Parliamentary Budget Officer Yves Giroux says the federal government’s planned luxury tax will reduce sales of autos, boats and planes by more than $600-million a year.
The PBO released an updated assessment of the new tax Thursday, and Mr. Giroux later appeared as a witness before the House of Commons finance committee, which is studying the government’s latest budget legislation, C-19.
The 440-page budget bill would enact a new luxury tax on autos and aircraft retailing for $100,000 or more and new boats costing $250,000 or more.
MPs on the finance committee have heard widespread concerns about the tax from Canadian businesses with connections to the three sectors, either through manufacturing or related services such as marinas.
NDP finance critic Daniel Blaikie said his party supports a luxury tax but is open to amendments that could ease the impact on domestic manufacturing, particularly in the aerospace sector.
“We do hear the arguments about unintended consequences,” he said in an interview. “I think the industry would rather just not have the tax at all. But we’ve also heard from them that if it is going ahead, there are ways to do it that would have less of an impact on the production of aircraft in Canada, while still accomplishing the objectives of the tax.”
Thursday’s report follows a PBO estimate released last May. The updated report features a slightly revised estimate of new revenue that will be collected once the tax is fully implemented: $176-million in 2024-25, up from last year’s projection of $159-million.
The report also includes a new estimate of the expected drop in sales in each of three categories. In 2024-25, the tax will reduce aircraft sales by $31-million, auto sales by $123-million and boat sales by $473-million, for a combined sales reduction of about $628-million. That total is projected to increase each year.
The PBO report includes several caveats, including the fact that actual sales volumes for vehicles in those price categories are not known. The PBO also notes that it is challenging to predict how consumers may change their purchasing habits in response to the new tax.
Mr. Giroux told MPs that his review does not include an estimate of the full economic implications of the tax.
“Obviously, not every one of us buys a vessel or an aircraft. I certainly don’t. And I’m not in the market for such an expensive car,” he said. “But it’s certain that there would be a reduction in sales tax receipts. The extent to which this will happen is an estimate. And because it’s a niche market, it’s not straightforward to estimate.”
The government first announced its plans for the tax in the 2021 federal budget and promoted it in the party’s election platform later that year.
Finance Minister Chrystia Freeland has told MPs that officials in her department are looking into industry concerns.
Adrienne Vaupshas, a spokesperson for Ms. Freeland, defended the tax Thursday, saying in a statement that only a fraction of Canadians are buying private planes or yachts. ”It is only right and fair that the very wealthiest are asked to pay their fair share,” she said.
Brian Kingston, the president and chief executive of the Canadian Vehicle Manufacturers’ Association, said the PBO has likely underestimated the hit to sales that the tax will prompt and therefore is overestimating the amount of new tax revenue.
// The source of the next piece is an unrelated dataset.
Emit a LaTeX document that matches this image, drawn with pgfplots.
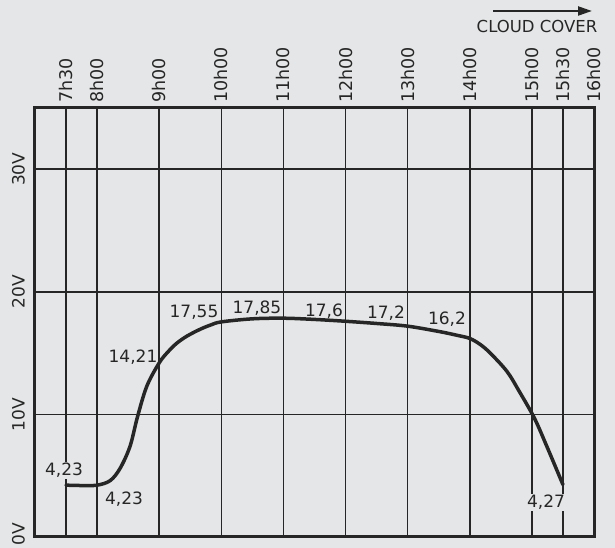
\documentclass[border=0pt]{standalone}
\usepackage{pgfplots}
\pgfplotsset{compat=1.18}
\usepackage{fontspec}
\setmainfont{DejaVu Sans}
\usetikzlibrary{arrows.meta}
\definecolor{paper}{RGB}{229,230,231}
\definecolor{ink}{RGB}{38,38,38}
\begin{document}
\begin{tikzpicture}[x=1pt,y=1pt]
\fill[paper] (0,0) rectangle (615,548);
\path[use as bounding box] (0,0) rectangle (615,548);
\begin{axis}[
  at={(35pt,11pt)}, anchor=south west,
  width=559pt, height=429pt, scale only axis,
  xmin=7, xmax=16, ymin=0, ymax=35,
  axis line style={line width=3pt, ink},
  xtick={7.5,8,9,10,11,12,13,14,15,15.5,16},
  xticklabels={7h30,8h00,9h00,10h00,11h00,12h00,13h00,14h00,15h00,15h30,16h00},
  xticklabel pos=top,
  xticklabel style={rotate=90, anchor=west, font=\fontsize{17.5}{17.5}\selectfont, text=ink, inner sep=2pt},
  xticklabel shift=3pt,
  ytick={0,10,20,30},
  yticklabels={,10V,20V,30V},
  yticklabel style={rotate=90, anchor=south, font=\fontsize{17}{17}\selectfont, text=ink, inner sep=2pt},
  yticklabel shift=8pt,
  major tick length=0pt,
  grid=major,
  grid style={line width=1.6pt, ink},
  clip=false,
]
\addplot[ink, line width=3.5pt, smooth, tension=0.55, line cap=round] coordinates {
 (7.5,4.23) (7.75,4.2) (8.0,4.23) (8.21,4.6) (8.37,5.6) (8.53,7.4) (8.65,9.8) (8.8,12.3)
 (9.0,14.21) (9.14,15.1) (9.28,15.8) (9.45,16.4) (9.66,16.95) (9.83,17.3) (10.0,17.55) (10.5,17.8) (11.0,17.85) (11.5,17.75) (12.0,17.6)
 (12.5,17.42) (13.0,17.2) (13.52,16.75) (13.8,16.45) (14.0,16.2) (14.17,15.7) (14.33,15.0) (14.6,13.5) (14.8,11.85)
 (15.04,9.7) (15.24,7.4) (15.5,4.27)
};
\tikzset{lbl/.style={anchor=base, inner sep=1.5pt, text=ink, font=\fontsize{17}{17}\selectfont}}
\node[lbl, fill=paper] at (axis cs:7.467,4.98) {4,23};
\node[lbl] at (axis cs:8.433,2.69) {4,23};
\node[lbl] at (axis cs:8.578,14.20) {14,21};
\node[lbl] at (axis cs:9.56,17.9) {17,55};
\node[lbl] at (axis cs:10.574,18.2) {17,85};
\node[lbl] at (axis cs:11.653,17.95) {17,6};
\node[lbl] at (axis cs:12.65,17.85) {17,2};
\node[lbl] at (axis cs:13.633,17.3) {16,2};
\node[lbl, fill=paper] at (axis cs:15.227,2.37) {4,27};
\node[rotate=90, anchor=south, font=\fontsize{17}{17}\selectfont, text=ink, inner sep=2pt] at ([xshift=-8pt, yshift=3pt]axis cs:7,0) {0V};
\end{axis}
\node[text=ink, font=\fontsize{16.5}{16.5}\selectfont] at (537,521) {CLOUD COVER};
\draw[ink, line width=2.2pt, -{Triangle[length=14pt, width=9pt]}] (493,537) -- (592,537);
\end{tikzpicture}
\end{document}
He also pointed out that cars costing more than $100,000 include zero-emission vehicles, so the new tax undermines the government’s own climate plans.
“If the government is serious about achieving its zero-emission vehicle adoption goals, you just simply can’t tax consumers who are considering making that purchase,” he said.
Another concern, he said, is that the thresholds will not be indexed to inflation, even as the buying power of $100,000 will diminish each year.
Earlier this week, the Canadian Manufacturers & Exporters association and other industry groups sent a joint letter to Prime Minister Justin Trudeau and Ms. Freeland, urging the government to reconsider the tax.
“We recognize that you and your colleagues are faced with many challenging fiscal pressures,” the business groups wrote. “However, the proposed Select Luxury Items Tax Act will penalize manufacturers, operators, distributors, pilots and suppliers, and negatively impact jobs. It will also cause significant repercussions within the supply chain, maintenance, repair and overhaul industries, and the entire aviation ecosystem at a time when they are just beginning to recover from the devastating effects of the COVID-19 pandemic.”
Conservative MPs said Thursday that the PBO’s numbers reinforce concerns about the bill.
“The report confirms that this tax is going to have a significant negative impact on industry, in particular boating,” said Tory MP Adam Chambers, adding that the PBO did not attempt to calculate the negative spinoff impacts in areas such as tourism. “This is not sound economic policy.”